Mais uma vez volto à pergunta. O que de fato é ser profissional? É um maior

espírito inventivo, investigativo e proeminente ou aquele que preza por um maior

aparato tecnológico e mercadológico para fazer valer suas idéias? Vocês poderão pensar

na possibilidade de uma combinação harmoniosa entre os dois. Sim é possível. Mas,

será que todos os artistas necessitam e querem ter suas idéias vinculadas a um tipo de

profissionalização que nos fazem acreditar ser o único caminho possível? Conforme já

disse, não se exclui a possibilidade de mesmo atrelado a recursos mais faustosos termos

bons resultados artísticos. É claro que a partir do momento que o resultado artístico

passa a sofrer qualquer tipo de alteração que seja estranha ao criador, isso passa a se

tornar discutível. Olhando mais de perto é errado afirmamos que só o mercado dita as

regras. A questão vai muito além disso.

O mercado, ciente de sua força e influência, dita as regras. Há aqueles que em

detrimento dos seus valores, conceitos éticos e bom senso seguem essa força e com isso

violentam sua cultura local. E há os que mesmo sendo subordinados pela força do

dinheiro vêem nesse processo de globalização ferramentas mais amenas e não destrutiva

dos valores de cada um respeitando e sendo íntegro com o próximo. Então volto a

perguntar, ligar-se a grandes indústrias implica necessariamente na troca de valores?
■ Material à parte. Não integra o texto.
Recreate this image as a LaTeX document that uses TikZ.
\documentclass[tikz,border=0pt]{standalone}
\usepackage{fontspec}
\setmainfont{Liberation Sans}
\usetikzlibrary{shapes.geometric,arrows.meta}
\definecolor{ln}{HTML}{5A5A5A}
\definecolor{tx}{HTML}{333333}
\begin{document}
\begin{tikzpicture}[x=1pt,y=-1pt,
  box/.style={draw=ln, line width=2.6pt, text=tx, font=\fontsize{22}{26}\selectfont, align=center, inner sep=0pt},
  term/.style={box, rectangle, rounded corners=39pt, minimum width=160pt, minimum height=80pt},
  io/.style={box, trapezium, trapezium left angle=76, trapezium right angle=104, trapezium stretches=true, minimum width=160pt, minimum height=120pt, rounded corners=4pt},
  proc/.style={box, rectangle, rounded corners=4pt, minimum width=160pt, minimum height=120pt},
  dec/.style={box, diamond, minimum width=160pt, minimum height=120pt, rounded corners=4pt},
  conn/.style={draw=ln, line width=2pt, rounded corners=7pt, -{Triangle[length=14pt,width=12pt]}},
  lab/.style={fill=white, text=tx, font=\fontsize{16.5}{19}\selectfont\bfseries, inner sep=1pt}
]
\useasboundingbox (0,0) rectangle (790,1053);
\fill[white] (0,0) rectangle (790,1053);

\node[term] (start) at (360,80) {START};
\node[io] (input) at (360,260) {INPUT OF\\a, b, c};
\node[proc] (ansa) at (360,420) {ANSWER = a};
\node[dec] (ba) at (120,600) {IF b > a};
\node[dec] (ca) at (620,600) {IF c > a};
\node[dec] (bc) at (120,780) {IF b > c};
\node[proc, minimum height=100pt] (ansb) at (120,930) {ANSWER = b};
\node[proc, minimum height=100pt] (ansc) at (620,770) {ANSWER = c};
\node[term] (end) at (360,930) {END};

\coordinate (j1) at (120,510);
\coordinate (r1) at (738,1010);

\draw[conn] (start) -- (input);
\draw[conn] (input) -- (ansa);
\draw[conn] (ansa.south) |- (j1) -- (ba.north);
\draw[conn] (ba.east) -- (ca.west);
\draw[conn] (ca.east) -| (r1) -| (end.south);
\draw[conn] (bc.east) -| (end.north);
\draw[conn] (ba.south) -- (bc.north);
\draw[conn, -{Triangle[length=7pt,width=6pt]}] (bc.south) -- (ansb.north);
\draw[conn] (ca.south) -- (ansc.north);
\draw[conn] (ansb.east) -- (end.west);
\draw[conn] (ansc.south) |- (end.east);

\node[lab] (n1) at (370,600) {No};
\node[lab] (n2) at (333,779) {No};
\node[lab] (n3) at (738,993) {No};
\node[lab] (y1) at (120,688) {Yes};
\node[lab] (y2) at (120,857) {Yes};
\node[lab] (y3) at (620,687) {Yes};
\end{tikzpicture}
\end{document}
Diria que não necessariamente, mesmo que muitos exemplos possam me desmentir com

facilidade. Hoje um artista dispõe de outros meios para propagar suas idéias, o que não

implica na sua completa dependência de grandes esquemas fonográficos. As vezes

penso na grande quantidade de talentos perdidos principalmente na primeira metade do

século XX por não estarem ligados a um grande aparato mercadológico pois é

confortável afirmar que não havia público para determinado estilo ou um espaço para

vincular determinadas idéias. Coisa que nunca faltou nesse mundo é gente querendo

conhecer coisas novas. Aí entra a pergunta. A quem se quer agradar? Ou melhor, a

quem se quer vender? Mesmo sendo coagido por uma força não há uma obrigatoriedade

em se submeter a essa força ao ponto de desestruturar todo um processo artístico.
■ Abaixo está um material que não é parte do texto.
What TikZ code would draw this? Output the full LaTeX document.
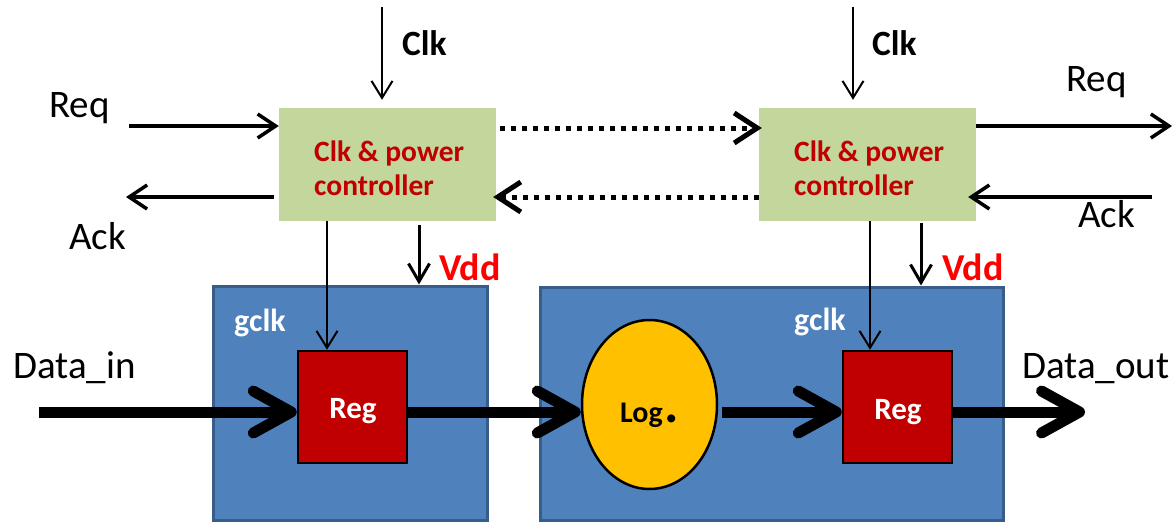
\documentclass[tikz,border=0pt]{standalone}
\usepackage{fontspec}
\setmainfont{Carlito}
\usetikzlibrary{arrows.meta,shapes.geometric}

\definecolor{ctlgreen}{HTML}{C3D69B}
\definecolor{ctltext}{HTML}{C00000}
\definecolor{blockfill}{HTML}{4F81BD}
\definecolor{blockedge}{HTML}{385D8A}
\definecolor{regred}{HTML}{C00000}
\definecolor{logicfill}{HTML}{FFC000}
\definecolor{vddred}{HTML}{FF0000}

\tikzset{
  ctl/.style={fill=ctlgreen, minimum width=217pt, minimum height=113pt,
    inner sep=0pt},
  ctltxt/.style={anchor=base west, inner sep=0pt, align=left, text=ctltext,
    font=\fontsize{29.5}{34}\selectfont\bfseries},
  block/.style={fill=blockfill, draw=blockedge, line width=3pt, inner sep=0pt},
  regbox/.style={fill=regred, draw=black, line width=2.5pt,
    minimum width=109pt, minimum height=112pt, inner sep=0pt},
  regtxt/.style={anchor=base, inner sep=0pt, text=white,
    font=\fontsize{31}{36}\selectfont\bfseries},
  logicbox/.style={ellipse, fill=logicfill, draw=black, line width=2.5pt,
    minimum width=135pt, minimum height=169pt, inner sep=0pt},
  logictxt/.style={anchor=base west, inner sep=0pt,
    font=\fontsize{30}{34}\selectfont\bfseries},
  plainlabel/.style={anchor=base west, inner sep=0pt,
    font=\fontsize{39}{44}\selectfont},
  clklabel/.style={anchor=base west, inner sep=0pt,
    font=\fontsize{35.5}{40}\selectfont\bfseries},
  vddlabel/.style={anchor=base west, inner sep=0pt, text=vddred,
    font=\fontsize{38}{42}\selectfont\bfseries},
  gclklabel/.style={anchor=base west, inner sep=0pt, text=white,
    font=\fontsize{32}{36}\selectfont\bfseries},
  thinarrow/.style={line width=2pt, -{Straight Barb[length=17pt,width=21pt]}},
  sigarrow/.style={line width=3.5pt, -{Straight Barb[length=18pt,width=24pt]}},
  vddarrow/.style={line width=3pt, -{Straight Barb[length=18pt,width=21pt]}},
  dotarrow/.style={line width=5pt, dash pattern=on 5pt off 6pt,
    -{Straight Barb[length=23pt,width=30pt]}},
  dataarrow/.style={line width=11pt, -{Straight Barb[length=38pt,width=42pt,round]}}
}

\begin{document}
\begin{tikzpicture}[x=1pt,y=-1pt]
\useasboundingbox (0,0) rectangle (1173,522);

% power domains
\node[block, minimum width=274pt, minimum height=234pt] (blkL) at (350,403) {};
\node[block, minimum width=463pt, minimum height=233pt] (blkR) at (771.5,403.5) {};

% controllers (text anchored on the baseline of its last line)
\node[ctl] (ctlL) at (387.5,164.5) {};
\node[ctl] (ctlR) at (867.5,164.5) {};
\node[ctltxt] (ctlLtxt) at (314,195) {Clk \& power\\controller};
\node[ctltxt] (ctlRtxt) at (794,195) {Clk \& power\\controller};

% registers and logic
\node[regbox] (regL) at (352.5,407) {};
\node[regbox] (regR) at (897.5,407) {};
\node[logicbox] (logic) at (649.5,404.5) {};
\node[regtxt] (regLtxt) at (353,418) {Reg};
\node[regtxt] (regRtxt) at (898,419) {Reg};
\node[logictxt] (logictxt) at (620,422) {Log\kern2pt{\fontsize{54}{54}\selectfont.}};

% data path
\coordinate (yd) at (0,412);
\coordinate (dinS) at (39,412);
\coordinate (doutE) at (1085,412);
\draw[dataarrow] (dinS) -- (regL.west |- yd);
\draw[dataarrow] (regL.east |- yd) -- (logic.west |- yd);
\draw[dataarrow, shorten <=4pt] (logic.east |- yd) -- (regR.west |- yd);
\draw[dataarrow] (regR.east |- yd) -- (doutE);

% clock inputs
\coordinate (clkLtop) at (382,7);
\coordinate (clkRtop) at (853,7);
\draw[thinarrow, shorten >=8pt] (clkLtop) -- (clkLtop |- ctlL.north);
\draw[thinarrow, shorten >=8pt] (clkRtop) -- (clkRtop |- ctlR.north);

% handshake signals
\coordinate (reqLin) at (129,126);
\coordinate (ackLout) at (126,197);
\coordinate (reqRout) at (1172,126);
\coordinate (ackRin) at (1152,197);
\draw[sigarrow] (reqLin) -- (reqLin -| ctlL.west);
\draw[sigarrow, shorten <=5pt] (ackLout -| ctlL.west) -- (ackLout);
\draw[sigarrow] (reqRout -| ctlR.east) -- (reqRout);
\draw[sigarrow, shorten >=-8pt] (ackRin) -- (ackRin -| ctlR.east);

% controller-to-controller links
\coordinate (fwd) at (0,128);
\coordinate (bwd) at (0,197);
\draw[dotarrow, shorten <=4pt, shorten >=-3pt] (fwd -| ctlL.east) -- (fwd -| ctlR.west);
\draw[dotarrow, shorten >=-3pt] (bwd -| ctlR.west) -- (bwd -| ctlL.east);

% gated clocks
\coordinate (gL) at (327,0);
\coordinate (gR) at (870,0);
\draw[thinarrow] (gL |- ctlL.south) -- (gL |- regL.north);
\draw[thinarrow] (gR |- ctlR.south) -- (gR |- regR.north);

% supply
\coordinate (vL) at (419,0);
\coordinate (vR) at (921,0);
\draw[vddarrow, shorten <=4pt] (vL |- ctlL.south) -- (vL |- blkL.north);
\draw[vddarrow, shorten <=2pt] (vR |- ctlR.south) -- (vR |- blkR.north);

% labels
\node[clklabel] (clkLlab) at (402,55) {Clk};
\node[clklabel] (clkRlab) at (872,55) {Clk};
\node[plainlabel] (reqLlab) at (49,117) {Req};
\node[plainlabel] (ackLlab) at (69,249) {Ack};
\node[plainlabel] (reqRlab) at (1066,91) {Req};
\node[plainlabel] (ackRlab) at (1078,227) {Ack};
\node[vddlabel] (vddLlab) at (439,280) {Vdd};
\node[vddlabel] (vddRlab) at (942,280) {Vdd};
\node[gclklabel] (gclkLlab) at (234,331) {gclk};
\node[gclklabel] (gclkRlab) at (794,330) {gclk};
\node[plainlabel] (dinlab) at (13,378) {Data\_in};
\node[plainlabel] (doutlab) at (1022,378) {Data\_out};
\end{tikzpicture}
\end{document}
Nessa idéia de força também podemos citar um conceito pueril tribalizado que

os protagonistas dessa cena têm em relação uns com os outros. É mais forte quem tem

uma galera maior, quem idealiza discursos que tendem a ser encarados como um único

caminho a se seguir, e muitas vezes nisso deixa-se de fazer música para fazer política

ideológica a favor de suas ações. Faz-se valer então a idéia de superioridade onde os

mais aptos são os que dispõe de todo um aparato que vai desde o dinheiro oferecido por

uma tendência globaritária e usufruído por estes que dispõem um mercado frágil e que

conseqüentemente ditam as regras sobre àqueles que, a seu ver, não são profissionais e

não fazem o rap de verdade. Existe hoje no Brasil outra camada artística em paralelo a

esses conflitos que emanam em proeminência artística que por não serem vinculados em

grandes escalas passam despercebidos e omitidos por rappers que habitam uma cena

mais explícita num âmbito mercadológico.

Pretendo com essas poucas observações não fomentar mais uma disputa de força

e sim uma reflexão sobre o que hoje entendemos por mercado, cultura, formas de se

fazer arte e o espaço que a cada manifestação tem direito. Ganhar a vida com a arte é

perfeitamente possível, mas ainda não é uma realidade por egoísmo de alguns. O grande

problema da construção do conhecimento não chegar até todas as pessoas ou a um

maior número possível é a conformidade de alguns em não achar necessário que esse

conhecimento chegue até todos. Por isso dizem ser o conhecimento um poder, pois ao

não achar necessário essa maior expansão e se concentrando nas mãos de poucos, o

conhecimento torna-se de fato poder transformando-se numa ferramenta de dominação

de uma maioria ignorante. Já no meio cultural onde o espírito inventivo não é diminuído

por uma simples força do mercado, vemos um perigoso processo de ocultação dessas

forças criativas por toda uma tendência globaritária, mercadológica e mesquinha que

alguns insistem em seguir para justificar um status pouco representativo para o

crescimento da cultura como um todo. A partir do momento que, em detrimento de

benefícios próprios, alguns artistas propõem-se a caminhar junto de um esquema que

exclui o outro, compartilho a idéia de que “pode ser um profundo equívoco visualizar a

arte como uma simples expressão do espírito”, onde Peter Buker expõe o cuidado ao

analisar as diversas manifestações artísticas.